** EXERCISE DIRECTIONS **
Using the material below, copy every line where "that" appears.
────────────────────────────────────────
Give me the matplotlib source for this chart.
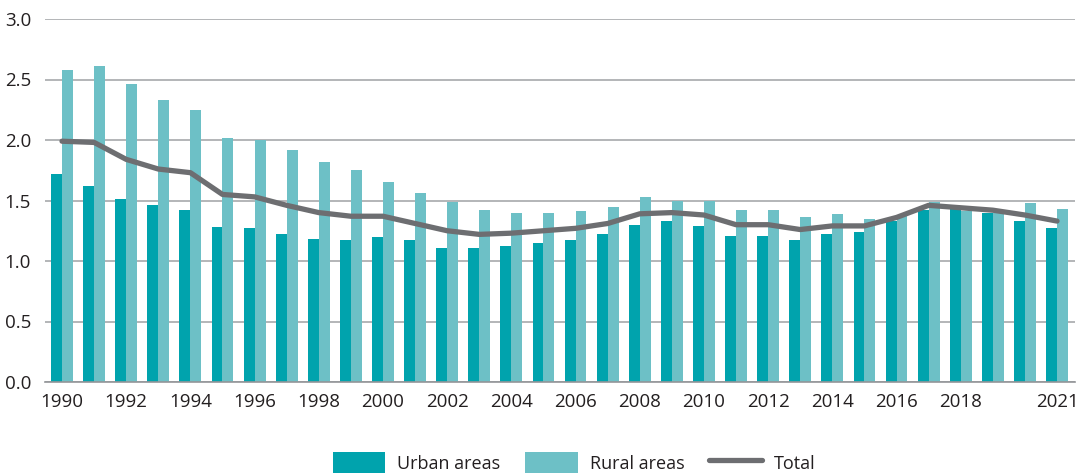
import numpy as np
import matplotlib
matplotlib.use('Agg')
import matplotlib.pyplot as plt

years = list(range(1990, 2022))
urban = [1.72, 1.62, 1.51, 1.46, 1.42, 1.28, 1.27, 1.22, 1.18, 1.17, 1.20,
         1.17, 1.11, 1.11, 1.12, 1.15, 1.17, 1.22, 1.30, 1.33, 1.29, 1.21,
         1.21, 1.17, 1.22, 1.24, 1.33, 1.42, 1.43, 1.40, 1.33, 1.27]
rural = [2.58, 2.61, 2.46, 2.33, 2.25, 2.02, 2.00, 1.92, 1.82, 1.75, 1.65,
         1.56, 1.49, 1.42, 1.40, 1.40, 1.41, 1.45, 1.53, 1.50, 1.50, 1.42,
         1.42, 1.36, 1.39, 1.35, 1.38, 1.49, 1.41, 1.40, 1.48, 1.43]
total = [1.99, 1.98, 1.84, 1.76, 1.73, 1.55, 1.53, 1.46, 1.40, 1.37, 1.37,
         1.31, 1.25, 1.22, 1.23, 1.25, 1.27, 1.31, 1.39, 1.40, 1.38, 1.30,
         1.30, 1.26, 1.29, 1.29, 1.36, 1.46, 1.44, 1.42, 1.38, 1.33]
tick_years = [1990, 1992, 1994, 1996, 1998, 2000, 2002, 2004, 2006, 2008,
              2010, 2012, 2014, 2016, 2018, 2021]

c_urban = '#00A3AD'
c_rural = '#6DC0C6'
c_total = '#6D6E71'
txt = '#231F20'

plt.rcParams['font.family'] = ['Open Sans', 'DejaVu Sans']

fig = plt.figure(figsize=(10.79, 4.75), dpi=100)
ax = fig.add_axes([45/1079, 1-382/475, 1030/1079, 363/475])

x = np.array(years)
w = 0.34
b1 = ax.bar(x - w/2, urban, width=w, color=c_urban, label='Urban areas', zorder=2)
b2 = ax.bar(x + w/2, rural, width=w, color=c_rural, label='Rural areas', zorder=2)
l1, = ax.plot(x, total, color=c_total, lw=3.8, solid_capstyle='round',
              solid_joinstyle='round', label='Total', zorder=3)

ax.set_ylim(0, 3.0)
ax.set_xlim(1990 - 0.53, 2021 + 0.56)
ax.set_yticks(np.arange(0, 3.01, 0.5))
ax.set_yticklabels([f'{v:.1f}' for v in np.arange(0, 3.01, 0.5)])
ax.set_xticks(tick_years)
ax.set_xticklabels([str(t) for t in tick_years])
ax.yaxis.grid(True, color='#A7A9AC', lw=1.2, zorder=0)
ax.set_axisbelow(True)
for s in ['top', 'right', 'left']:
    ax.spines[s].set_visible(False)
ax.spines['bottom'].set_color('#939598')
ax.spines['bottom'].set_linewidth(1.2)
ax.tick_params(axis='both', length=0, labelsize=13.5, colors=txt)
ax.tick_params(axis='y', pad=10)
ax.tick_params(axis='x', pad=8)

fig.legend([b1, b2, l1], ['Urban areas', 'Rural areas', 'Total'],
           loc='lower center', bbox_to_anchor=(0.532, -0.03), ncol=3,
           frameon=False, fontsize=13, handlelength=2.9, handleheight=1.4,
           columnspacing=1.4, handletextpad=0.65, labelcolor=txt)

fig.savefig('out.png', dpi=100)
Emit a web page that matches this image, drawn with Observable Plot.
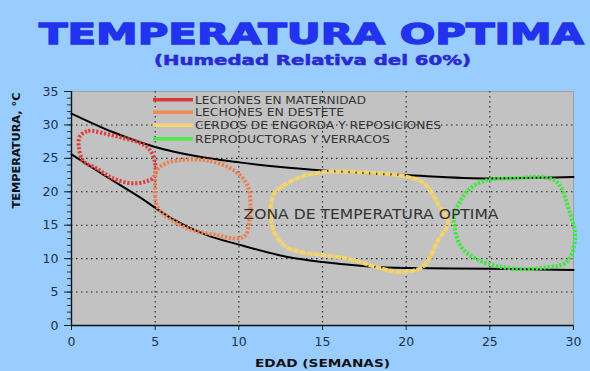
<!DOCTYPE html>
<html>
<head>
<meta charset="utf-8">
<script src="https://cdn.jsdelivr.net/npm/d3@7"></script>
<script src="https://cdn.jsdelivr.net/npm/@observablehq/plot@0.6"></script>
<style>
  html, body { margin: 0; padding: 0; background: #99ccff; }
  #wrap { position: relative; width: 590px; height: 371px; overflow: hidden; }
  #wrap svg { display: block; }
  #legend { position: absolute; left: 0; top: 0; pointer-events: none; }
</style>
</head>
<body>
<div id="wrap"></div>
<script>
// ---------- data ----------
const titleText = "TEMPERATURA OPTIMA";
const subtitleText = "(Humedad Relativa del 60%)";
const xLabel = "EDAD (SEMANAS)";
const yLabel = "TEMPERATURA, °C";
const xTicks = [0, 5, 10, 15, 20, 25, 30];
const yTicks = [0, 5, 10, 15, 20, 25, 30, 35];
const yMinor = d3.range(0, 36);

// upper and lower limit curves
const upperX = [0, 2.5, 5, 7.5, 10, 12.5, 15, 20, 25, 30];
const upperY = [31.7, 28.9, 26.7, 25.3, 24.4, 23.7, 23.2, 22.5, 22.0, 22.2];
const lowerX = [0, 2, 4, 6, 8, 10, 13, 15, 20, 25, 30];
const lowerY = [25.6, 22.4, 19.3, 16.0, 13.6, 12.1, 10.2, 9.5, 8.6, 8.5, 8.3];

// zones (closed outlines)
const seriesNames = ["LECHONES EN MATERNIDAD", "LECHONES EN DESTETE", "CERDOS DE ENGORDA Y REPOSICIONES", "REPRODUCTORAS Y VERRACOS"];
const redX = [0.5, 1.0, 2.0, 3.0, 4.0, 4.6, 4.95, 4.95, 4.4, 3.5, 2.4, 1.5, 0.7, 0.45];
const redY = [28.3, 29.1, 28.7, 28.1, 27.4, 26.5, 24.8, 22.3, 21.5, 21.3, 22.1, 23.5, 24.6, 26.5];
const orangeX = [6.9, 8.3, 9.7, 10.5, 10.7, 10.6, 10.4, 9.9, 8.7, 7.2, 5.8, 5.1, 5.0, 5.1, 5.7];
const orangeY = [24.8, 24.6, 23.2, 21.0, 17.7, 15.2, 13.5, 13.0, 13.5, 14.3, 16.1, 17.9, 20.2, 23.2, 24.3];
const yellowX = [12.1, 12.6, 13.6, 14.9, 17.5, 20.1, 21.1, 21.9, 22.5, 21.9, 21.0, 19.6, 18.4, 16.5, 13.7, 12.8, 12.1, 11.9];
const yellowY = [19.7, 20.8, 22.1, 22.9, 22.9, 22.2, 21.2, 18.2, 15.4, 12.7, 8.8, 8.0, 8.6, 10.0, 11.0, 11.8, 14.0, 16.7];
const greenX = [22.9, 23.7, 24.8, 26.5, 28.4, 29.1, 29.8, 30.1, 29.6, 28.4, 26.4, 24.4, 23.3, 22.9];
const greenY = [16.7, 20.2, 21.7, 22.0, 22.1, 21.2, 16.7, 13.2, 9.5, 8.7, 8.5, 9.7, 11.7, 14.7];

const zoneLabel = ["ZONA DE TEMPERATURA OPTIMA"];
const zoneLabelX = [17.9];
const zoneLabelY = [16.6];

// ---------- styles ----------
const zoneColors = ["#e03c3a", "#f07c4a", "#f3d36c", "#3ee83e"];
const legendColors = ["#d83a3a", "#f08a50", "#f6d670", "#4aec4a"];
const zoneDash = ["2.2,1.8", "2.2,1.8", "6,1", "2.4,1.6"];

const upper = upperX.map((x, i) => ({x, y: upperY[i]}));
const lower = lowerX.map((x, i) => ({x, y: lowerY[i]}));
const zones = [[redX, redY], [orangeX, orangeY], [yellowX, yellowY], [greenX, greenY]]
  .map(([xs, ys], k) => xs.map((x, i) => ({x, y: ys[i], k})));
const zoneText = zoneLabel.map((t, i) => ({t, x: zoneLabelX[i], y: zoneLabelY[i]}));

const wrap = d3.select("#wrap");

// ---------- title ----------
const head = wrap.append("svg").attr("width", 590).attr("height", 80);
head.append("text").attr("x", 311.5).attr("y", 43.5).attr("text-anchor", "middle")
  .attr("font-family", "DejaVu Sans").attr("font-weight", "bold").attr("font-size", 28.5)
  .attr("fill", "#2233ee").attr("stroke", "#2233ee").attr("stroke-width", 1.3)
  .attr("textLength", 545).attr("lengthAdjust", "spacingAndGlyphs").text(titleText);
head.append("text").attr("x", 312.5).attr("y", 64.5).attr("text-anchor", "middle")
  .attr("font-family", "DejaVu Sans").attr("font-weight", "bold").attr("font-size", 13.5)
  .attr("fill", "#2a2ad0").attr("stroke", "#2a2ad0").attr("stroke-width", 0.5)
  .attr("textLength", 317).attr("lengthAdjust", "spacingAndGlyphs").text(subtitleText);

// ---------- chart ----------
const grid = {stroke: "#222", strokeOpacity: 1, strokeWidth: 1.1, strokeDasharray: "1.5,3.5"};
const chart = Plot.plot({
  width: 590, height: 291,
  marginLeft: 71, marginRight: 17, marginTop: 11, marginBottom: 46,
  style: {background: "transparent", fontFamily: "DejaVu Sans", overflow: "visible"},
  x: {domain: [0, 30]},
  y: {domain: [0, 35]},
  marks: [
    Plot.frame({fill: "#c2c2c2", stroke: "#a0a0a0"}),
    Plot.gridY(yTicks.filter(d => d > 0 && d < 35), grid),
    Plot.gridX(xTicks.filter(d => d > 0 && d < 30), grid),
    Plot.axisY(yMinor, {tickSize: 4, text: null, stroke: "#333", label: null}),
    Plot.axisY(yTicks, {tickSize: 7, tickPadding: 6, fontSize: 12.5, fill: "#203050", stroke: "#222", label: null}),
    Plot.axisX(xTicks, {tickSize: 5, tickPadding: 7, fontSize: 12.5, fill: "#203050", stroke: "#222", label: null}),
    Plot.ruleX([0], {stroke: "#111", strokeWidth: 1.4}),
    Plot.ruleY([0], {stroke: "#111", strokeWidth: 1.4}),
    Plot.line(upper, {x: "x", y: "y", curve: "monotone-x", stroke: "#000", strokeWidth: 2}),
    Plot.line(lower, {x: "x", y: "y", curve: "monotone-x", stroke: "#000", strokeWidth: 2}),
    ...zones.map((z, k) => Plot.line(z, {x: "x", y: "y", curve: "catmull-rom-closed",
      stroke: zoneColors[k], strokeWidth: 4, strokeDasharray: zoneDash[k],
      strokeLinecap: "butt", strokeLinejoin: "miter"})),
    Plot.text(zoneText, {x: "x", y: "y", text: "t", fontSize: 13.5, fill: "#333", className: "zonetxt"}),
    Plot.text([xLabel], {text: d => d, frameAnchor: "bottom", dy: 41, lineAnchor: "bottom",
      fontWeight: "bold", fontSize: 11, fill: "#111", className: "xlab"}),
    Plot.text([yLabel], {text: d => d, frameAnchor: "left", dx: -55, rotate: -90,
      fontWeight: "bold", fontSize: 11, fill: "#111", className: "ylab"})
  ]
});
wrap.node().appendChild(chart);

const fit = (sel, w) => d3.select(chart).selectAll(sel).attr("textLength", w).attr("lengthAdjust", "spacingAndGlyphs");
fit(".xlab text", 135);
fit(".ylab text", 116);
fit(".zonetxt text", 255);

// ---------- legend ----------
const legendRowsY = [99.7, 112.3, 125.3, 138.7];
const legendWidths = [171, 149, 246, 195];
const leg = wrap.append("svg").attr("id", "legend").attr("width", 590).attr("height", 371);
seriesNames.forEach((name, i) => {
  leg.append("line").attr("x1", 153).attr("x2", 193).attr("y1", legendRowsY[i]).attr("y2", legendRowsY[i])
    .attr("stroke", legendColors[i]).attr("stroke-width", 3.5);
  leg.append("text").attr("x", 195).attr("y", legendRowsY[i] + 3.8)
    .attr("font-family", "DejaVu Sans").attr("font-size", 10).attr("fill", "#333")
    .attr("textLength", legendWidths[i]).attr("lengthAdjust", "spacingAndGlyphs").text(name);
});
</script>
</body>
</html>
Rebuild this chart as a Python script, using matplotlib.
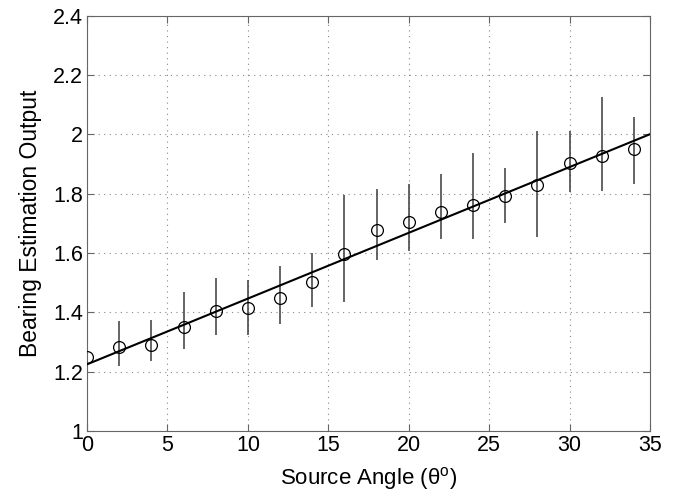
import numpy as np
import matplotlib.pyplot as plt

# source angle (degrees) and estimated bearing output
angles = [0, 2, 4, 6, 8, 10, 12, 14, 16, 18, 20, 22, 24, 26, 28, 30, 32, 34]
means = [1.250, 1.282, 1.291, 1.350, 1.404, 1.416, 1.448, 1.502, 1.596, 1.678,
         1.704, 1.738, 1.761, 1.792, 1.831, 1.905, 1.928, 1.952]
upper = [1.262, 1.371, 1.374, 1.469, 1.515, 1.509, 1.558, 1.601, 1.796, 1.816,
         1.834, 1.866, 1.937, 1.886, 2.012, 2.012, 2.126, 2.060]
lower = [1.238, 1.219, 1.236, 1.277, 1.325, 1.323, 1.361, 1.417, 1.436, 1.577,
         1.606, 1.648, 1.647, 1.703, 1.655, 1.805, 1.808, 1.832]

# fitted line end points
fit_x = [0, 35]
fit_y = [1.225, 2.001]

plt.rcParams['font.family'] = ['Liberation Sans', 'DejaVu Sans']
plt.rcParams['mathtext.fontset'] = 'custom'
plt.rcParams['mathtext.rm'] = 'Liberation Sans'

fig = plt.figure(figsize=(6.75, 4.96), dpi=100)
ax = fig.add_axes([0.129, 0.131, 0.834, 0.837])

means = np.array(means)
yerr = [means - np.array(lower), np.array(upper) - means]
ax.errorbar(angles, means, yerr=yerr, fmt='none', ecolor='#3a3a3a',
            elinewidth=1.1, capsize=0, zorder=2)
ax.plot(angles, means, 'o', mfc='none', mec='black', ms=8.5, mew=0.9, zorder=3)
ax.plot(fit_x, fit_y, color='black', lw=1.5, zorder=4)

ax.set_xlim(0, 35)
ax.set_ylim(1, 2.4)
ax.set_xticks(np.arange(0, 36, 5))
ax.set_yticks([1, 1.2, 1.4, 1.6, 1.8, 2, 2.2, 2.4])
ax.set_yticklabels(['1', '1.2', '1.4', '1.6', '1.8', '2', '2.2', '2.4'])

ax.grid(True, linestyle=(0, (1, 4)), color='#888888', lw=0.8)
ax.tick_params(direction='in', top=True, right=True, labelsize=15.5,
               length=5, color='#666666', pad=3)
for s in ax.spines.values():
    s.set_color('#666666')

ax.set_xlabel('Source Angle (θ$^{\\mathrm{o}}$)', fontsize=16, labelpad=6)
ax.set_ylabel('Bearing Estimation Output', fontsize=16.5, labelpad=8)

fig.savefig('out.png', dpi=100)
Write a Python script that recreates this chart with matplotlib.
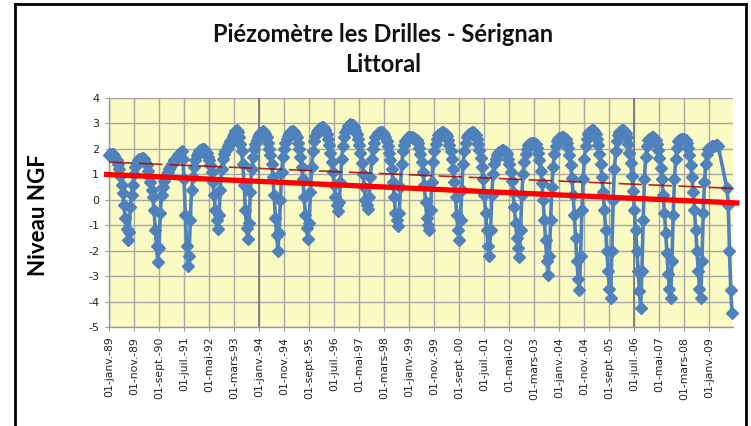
────────────────────────────────────────
** REPLY TO THE EXERCISE **
Emit a web page that matches this image, drawn with Observable Plot.
Write a Python script that recreates this chart with matplotlib.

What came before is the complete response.